Dina Duma rappresenta questo ritratto giovanile al femminile, immergendolo nella natura macedone già nella prima scena, quando le due protagoniste fanno discorsi femminili, osservando un gruppo di coetanei che come loro sono a fare il bagno in un meraviglioso lago, sormontato da dirupi in un contesto naturale di boschi. L’acqua, la natura e gli animali sono elementi metaforici ricorrenti nel film. Sisterhood è la storia di un’amicizia tra due ragazze, Jana e Maya. La prima esuberante e dominante sulla seconda, fragile anche per la sua delicata situazione famigliare. Già nei primi momenti sul lago, giocando con la lucertola e sfidandosi a a fare quel tuffo dall’alto, il rapporto tra le due personalità è delineato. Maya vive con la madre, rimasta single, e con la sorellina con cui condivide il letto. È però solidale con la mamma, reduce da una lite definitiva con il padre, che incita a levarsi ormai l’anello di fidanzamento. E acquista la consapevolezza che i genitori fossero rimasti insieme fino a quel momento solo a causa sua. Le insicurezze di Maya si ripercuoteranno in quel party che imprime una svolta drammatica alla storia. Si ritrarrà infatti dall’avere un rapporto sessuale con il ragazzo che le piace e nell’invidia per Helena, l’amica che invece gli si concede subito dopo, si giocherà il garbuglio sentimentale successivo. Helena, la cui sorte verrà comunicata sempre via smartphone, con il gergo tipico di internet, linguaggio ormai esclusivo della comunicazione interpersonale. Linguaggio che lo stesso film spesso adotta, con uso frequente di riprese verticali e messaggi in sovrimpressione, uniformandosi a quell’immaginario visivo.

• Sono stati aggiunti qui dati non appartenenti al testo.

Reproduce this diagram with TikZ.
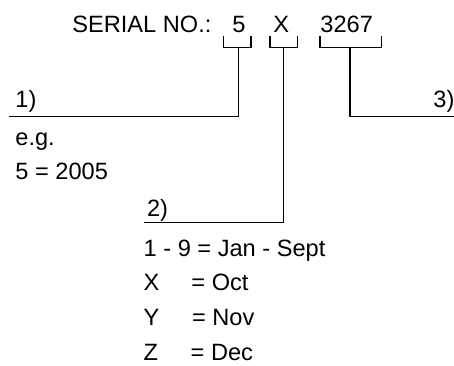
\documentclass[tikz,border=0pt]{standalone}
\usepackage{fontspec}
\setmainfont{Liberation Sans}

\begin{document}
\begin{tikzpicture}[x=0.5pt, y=-0.5pt, every node/.style={font=\fontsize{11.8}{14}\selectfont, inner sep=0pt, anchor=base west}, lead/.style={line width=0.7pt}]
	\useasboundingbox (0,0) rectangle (454,365);
	\node (serial) at (72,32) {SERIAL NO.:};
	\node (yr) at (232,32) {5};
	\node (mo) at (273,32) {X};
	\node (num) at (320,32) {3267};
	% brackets under the three parts
	\draw[lead] (223.3,36) |- (251,47.7) -- (251,36);
	\draw[lead] (270,36) |- (297.3,47.7) -- (297.3,36);
	\draw[lead] (320,36) |- (381.7,47.7) -- (381.7,36);
	\coordinate (yrtop) at (238.3,47.7);
	\coordinate (motop) at (283.7,47.7);
	\coordinate (numtop) at (350,47.7);
	\coordinate (yrend) at (9,116.7);
	\coordinate (moend) at (144,222.7);
	\coordinate (numend) at (454,116.7);
	\draw[lead] (yrtop) |- (yrend);
	\draw[lead] (motop) |- (moend);
	\draw[lead] (numtop) |- (numend);
	% notes
	\node (lab1) at (15,107) {1)};
	\node (eg) at (15,145) {e.g.};
	\node (year) at (15,179) {5 = 2005};
	\node (lab2) at (146.7,216) {2)};
	\node (m1) at (143.3,256) {1 - 9 = Jan - Sept};
	\node (m2) at (143.3,290) {\makebox[23.9pt][l]{X}= Oct};
	\node (m3) at (143.3,325) {\makebox[24.2pt][l]{Y}= Nov};
	\node (m4) at (143.3,360) {\makebox[23.5pt][l]{Z}= Dec};
	\node (lab3) at (433,107) {3)};
\end{tikzpicture}
\end{document}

Dina Duma riesce a tenersi a giusta distanza tra il facile psicologismo e la morbosità mista a moralismo di molte opere incentrate su tematiche analoghe, vedi per esempio i film di Larry Clark o Harmony Korine. Il vecchio che accarezza una gallina sull’autobus, fotografato con smartphone con intento di dileggio, inveisce contro la nuova generazione. È una fase della vita in cui si può essere sbruffoni perché ci si sente invincibili, ma dietro si nascondono spesso tante insicurezze. E la regista coglie appieno tutte queste sfumature.